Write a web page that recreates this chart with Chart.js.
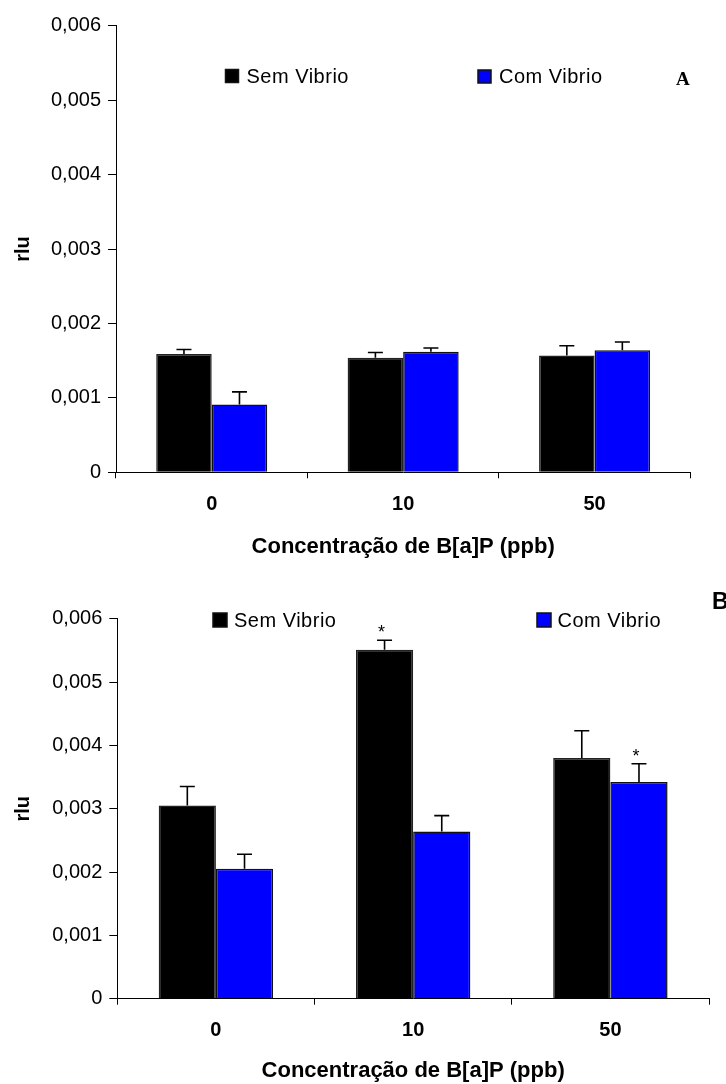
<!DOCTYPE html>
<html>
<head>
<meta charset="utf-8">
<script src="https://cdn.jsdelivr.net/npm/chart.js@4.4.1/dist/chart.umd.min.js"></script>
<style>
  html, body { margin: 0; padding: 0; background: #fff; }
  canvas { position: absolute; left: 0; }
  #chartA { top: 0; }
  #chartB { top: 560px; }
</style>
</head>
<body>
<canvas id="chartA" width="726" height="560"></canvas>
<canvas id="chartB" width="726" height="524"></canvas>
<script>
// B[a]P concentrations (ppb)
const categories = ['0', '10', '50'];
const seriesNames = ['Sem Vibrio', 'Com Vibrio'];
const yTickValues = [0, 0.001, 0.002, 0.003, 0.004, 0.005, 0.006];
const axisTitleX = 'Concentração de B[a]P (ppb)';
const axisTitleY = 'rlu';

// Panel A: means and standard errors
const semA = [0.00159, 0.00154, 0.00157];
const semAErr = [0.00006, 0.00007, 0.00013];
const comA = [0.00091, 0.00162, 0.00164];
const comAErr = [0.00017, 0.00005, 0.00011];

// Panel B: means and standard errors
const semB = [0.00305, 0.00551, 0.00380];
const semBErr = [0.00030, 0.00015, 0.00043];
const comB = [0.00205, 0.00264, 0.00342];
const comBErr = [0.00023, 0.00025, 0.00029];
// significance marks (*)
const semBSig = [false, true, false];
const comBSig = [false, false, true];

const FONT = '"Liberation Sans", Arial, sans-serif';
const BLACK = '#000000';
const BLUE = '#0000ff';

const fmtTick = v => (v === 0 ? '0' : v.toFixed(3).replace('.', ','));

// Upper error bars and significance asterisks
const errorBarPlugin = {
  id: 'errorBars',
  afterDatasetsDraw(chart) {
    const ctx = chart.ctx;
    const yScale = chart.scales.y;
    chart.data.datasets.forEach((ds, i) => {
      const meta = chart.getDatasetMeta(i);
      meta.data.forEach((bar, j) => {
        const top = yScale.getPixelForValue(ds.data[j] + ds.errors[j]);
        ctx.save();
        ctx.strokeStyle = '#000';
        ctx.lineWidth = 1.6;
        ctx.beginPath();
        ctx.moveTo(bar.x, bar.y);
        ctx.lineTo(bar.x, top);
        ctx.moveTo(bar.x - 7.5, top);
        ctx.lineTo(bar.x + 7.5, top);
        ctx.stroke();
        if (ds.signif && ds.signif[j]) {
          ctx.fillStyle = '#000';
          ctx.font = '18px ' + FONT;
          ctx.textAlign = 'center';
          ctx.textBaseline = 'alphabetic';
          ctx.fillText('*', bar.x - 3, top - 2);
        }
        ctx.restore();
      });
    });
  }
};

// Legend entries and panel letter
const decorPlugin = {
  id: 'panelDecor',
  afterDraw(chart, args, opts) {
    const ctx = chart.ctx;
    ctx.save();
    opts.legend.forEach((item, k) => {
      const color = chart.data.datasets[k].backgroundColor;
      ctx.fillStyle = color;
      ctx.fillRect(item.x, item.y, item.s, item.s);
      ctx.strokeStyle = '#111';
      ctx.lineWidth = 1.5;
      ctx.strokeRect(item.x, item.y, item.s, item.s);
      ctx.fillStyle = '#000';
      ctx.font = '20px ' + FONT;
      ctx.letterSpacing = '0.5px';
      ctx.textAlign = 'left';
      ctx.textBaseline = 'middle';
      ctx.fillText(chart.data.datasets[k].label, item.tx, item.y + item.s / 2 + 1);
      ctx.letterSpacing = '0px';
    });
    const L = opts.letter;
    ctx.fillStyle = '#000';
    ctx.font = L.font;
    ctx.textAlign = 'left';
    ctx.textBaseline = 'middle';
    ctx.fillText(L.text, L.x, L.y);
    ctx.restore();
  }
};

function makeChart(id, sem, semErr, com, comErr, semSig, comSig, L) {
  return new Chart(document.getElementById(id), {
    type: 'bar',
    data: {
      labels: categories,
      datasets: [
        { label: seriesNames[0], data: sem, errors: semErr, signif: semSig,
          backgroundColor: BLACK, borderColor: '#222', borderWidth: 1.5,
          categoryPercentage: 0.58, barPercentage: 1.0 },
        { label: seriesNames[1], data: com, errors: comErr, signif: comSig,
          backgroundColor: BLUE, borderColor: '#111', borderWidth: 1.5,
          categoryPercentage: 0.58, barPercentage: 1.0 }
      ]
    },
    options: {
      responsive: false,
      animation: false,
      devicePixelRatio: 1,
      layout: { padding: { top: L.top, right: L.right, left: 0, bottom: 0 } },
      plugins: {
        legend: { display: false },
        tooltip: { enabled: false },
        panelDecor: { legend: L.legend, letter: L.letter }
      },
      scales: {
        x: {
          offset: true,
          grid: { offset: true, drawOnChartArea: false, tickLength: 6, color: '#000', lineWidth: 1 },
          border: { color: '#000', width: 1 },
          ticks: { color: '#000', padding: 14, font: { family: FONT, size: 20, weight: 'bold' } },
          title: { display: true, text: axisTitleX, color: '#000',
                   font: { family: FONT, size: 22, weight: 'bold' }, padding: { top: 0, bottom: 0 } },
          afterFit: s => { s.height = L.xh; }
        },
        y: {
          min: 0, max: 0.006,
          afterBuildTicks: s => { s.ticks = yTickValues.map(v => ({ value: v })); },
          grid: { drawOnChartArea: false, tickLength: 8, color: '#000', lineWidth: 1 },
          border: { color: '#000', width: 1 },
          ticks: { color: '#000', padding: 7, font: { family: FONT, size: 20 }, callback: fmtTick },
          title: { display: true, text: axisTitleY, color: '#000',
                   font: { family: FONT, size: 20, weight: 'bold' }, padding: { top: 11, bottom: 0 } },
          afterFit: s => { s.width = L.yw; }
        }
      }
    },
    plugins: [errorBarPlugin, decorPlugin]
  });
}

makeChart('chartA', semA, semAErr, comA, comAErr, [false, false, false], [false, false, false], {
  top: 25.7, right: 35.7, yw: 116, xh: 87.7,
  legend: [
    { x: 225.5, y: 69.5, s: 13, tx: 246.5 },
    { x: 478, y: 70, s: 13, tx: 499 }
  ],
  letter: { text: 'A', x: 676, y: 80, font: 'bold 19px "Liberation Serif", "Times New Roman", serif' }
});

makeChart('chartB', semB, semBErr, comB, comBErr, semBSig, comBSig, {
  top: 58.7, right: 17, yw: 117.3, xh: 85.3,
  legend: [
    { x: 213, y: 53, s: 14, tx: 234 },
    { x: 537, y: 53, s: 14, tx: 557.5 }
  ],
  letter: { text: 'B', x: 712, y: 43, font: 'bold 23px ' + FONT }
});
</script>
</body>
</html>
___
Exclude the images, then output the data above word for word.

Write a web page that recreates this chart with Chart.js.
<!DOCTYPE html>
<html>
<head>
<meta charset="utf-8">
<script src="https://cdn.jsdelivr.net/npm/chart.js@4.4.1/dist/chart.umd.min.js"></script>
<style>
  html, body { margin: 0; padding: 0; background: #fff; }
  canvas { position: absolute; left: 0; }
  #chartA { top: 0; }
  #chartB { top: 560px; }
</style>
</head>
<body>
<canvas id="chartA" width="726" height="560"></canvas>
<canvas id="chartB" width="726" height="524"></canvas>
<script>
// B[a]P concentrations (ppb)
const categories = ['0', '10', '50'];
const seriesNames = ['Sem Vibrio', 'Com Vibrio'];
const yTickValues = [0, 0.001, 0.002, 0.003, 0.004, 0.005, 0.006];
const axisTitleX = 'Concentração de B[a]P (ppb)';
const axisTitleY = 'rlu';

// Panel A: means and standard errors
const semA = [0.00159, 0.00154, 0.00157];
const semAErr = [0.00006, 0.00007, 0.00013];
const comA = [0.00091, 0.00162, 0.00164];
const comAErr = [0.00017, 0.00005, 0.00011];

// Panel B: means and standard errors
const semB = [0.00305, 0.00551, 0.00380];
const semBErr = [0.00030, 0.00015, 0.00043];
const comB = [0.00205, 0.00264, 0.00342];
const comBErr = [0.00023, 0.00025, 0.00029];
// significance marks (*)
const semBSig = [false, true, false];
const comBSig = [false, false, true];

const FONT = '"Liberation Sans", Arial, sans-serif';
const BLACK = '#000000';
const BLUE = '#0000ff';

const fmtTick = v => (v === 0 ? '0' : v.toFixed(3).replace('.', ','));

// Upper error bars and significance asterisks
const errorBarPlugin = {
  id: 'errorBars',
  afterDatasetsDraw(chart) {
    const ctx = chart.ctx;
    const yScale = chart.scales.y;
    chart.data.datasets.forEach((ds, i) => {
      const meta = chart.getDatasetMeta(i);
      meta.data.forEach((bar, j) => {
        const top = yScale.getPixelForValue(ds.data[j] + ds.errors[j]);
        ctx.save();
        ctx.strokeStyle = '#000';
        ctx.lineWidth = 1.6;
        ctx.beginPath();
        ctx.moveTo(bar.x, bar.y);
        ctx.lineTo(bar.x, top);
        ctx.moveTo(bar.x - 7.5, top);
        ctx.lineTo(bar.x + 7.5, top);
        ctx.stroke();
        if (ds.signif && ds.signif[j]) {
          ctx.fillStyle = '#000';
          ctx.font = '18px ' + FONT;
          ctx.textAlign = 'center';
          ctx.textBaseline = 'alphabetic';
          ctx.fillText('*', bar.x - 3, top - 2);
        }
        ctx.restore();
      });
    });
  }
};

// Legend entries and panel letter
const decorPlugin = {
  id: 'panelDecor',
  afterDraw(chart, args, opts) {
    const ctx = chart.ctx;
    ctx.save();
    opts.legend.forEach((item, k) => {
      const color = chart.data.datasets[k].backgroundColor;
      ctx.fillStyle = color;
      ctx.fillRect(item.x, item.y, item.s, item.s);
      ctx.strokeStyle = '#111';
      ctx.lineWidth = 1.5;
      ctx.strokeRect(item.x, item.y, item.s, item.s);
      ctx.fillStyle = '#000';
      ctx.font = '20px ' + FONT;
      ctx.letterSpacing = '0.5px';
      ctx.textAlign = 'left';
      ctx.textBaseline = 'middle';
      ctx.fillText(chart.data.datasets[k].label, item.tx, item.y + item.s / 2 + 1);
      ctx.letterSpacing = '0px';
    });
    const L = opts.letter;
    ctx.fillStyle = '#000';
    ctx.font = L.font;
    ctx.textAlign = 'left';
    ctx.textBaseline = 'middle';
    ctx.fillText(L.text, L.x, L.y);
    ctx.restore();
  }
};

function makeChart(id, sem, semErr, com, comErr, semSig, comSig, L) {
  return new Chart(document.getElementById(id), {
    type: 'bar',
    data: {
      labels: categories,
      datasets: [
        { label: seriesNames[0], data: sem, errors: semErr, signif: semSig,
          backgroundColor: BLACK, borderColor: '#222', borderWidth: 1.5,
          categoryPercentage: 0.58, barPercentage: 1.0 },
        { label: seriesNames[1], data: com, errors: comErr, signif: comSig,
          backgroundColor: BLUE, borderColor: '#111', borderWidth: 1.5,
          categoryPercentage: 0.58, barPercentage: 1.0 }
      ]
    },
    options: {
      responsive: false,
      animation: false,
      devicePixelRatio: 1,
      layout: { padding: { top: L.top, right: L.right, left: 0, bottom: 0 } },
      plugins: {
        legend: { display: false },
        tooltip: { enabled: false },
        panelDecor: { legend: L.legend, letter: L.letter }
      },
      scales: {
        x: {
          offset: true,
          grid: { offset: true, drawOnChartArea: false, tickLength: 6, color: '#000', lineWidth: 1 },
          border: { color: '#000', width: 1 },
          ticks: { color: '#000', padding: 14, font: { family: FONT, size: 20, weight: 'bold' } },
          title: { display: true, text: axisTitleX, color: '#000',
                   font: { family: FONT, size: 22, weight: 'bold' }, padding: { top: 0, bottom: 0 } },
          afterFit: s => { s.height = L.xh; }
        },
        y: {
          min: 0, max: 0.006,
          afterBuildTicks: s => { s.ticks = yTickValues.map(v => ({ value: v })); },
          grid: { drawOnChartArea: false, tickLength: 8, color: '#000', lineWidth: 1 },
          border: { color: '#000', width: 1 },
          ticks: { color: '#000', padding: 7, font: { family: FONT, size: 20 }, callback: fmtTick },
          title: { display: true, text: axisTitleY, color: '#000',
                   font: { family: FONT, size: 20, weight: 'bold' }, padding: { top: 11, bottom: 0 } },
          afterFit: s => { s.width = L.yw; }
        }
      }
    },
    plugins: [errorBarPlugin, decorPlugin]
  });
}

makeChart('chartA', semA, semAErr, comA, comAErr, [false, false, false], [false, false, false], {
  top: 25.7, right: 35.7, yw: 116, xh: 87.7,
  legend: [
    { x: 225.5, y: 69.5, s: 13, tx: 246.5 },
    { x: 478, y: 70, s: 13, tx: 499 }
  ],
  letter: { text: 'A', x: 676, y: 80, font: 'bold 19px "Liberation Serif", "Times New Roman", serif' }
});

makeChart('chartB', semB, semBErr, comB, comBErr, semBSig, comBSig, {
  top: 58.7, right: 17, yw: 117.3, xh: 85.3,
  legend: [
    { x: 213, y: 53, s: 14, tx: 234 },
    { x: 537, y: 53, s: 14, tx: 557.5 }
  ],
  letter: { text: 'B', x: 712, y: 43, font: 'bold 23px ' + FONT }
});
</script>
</body>
</html>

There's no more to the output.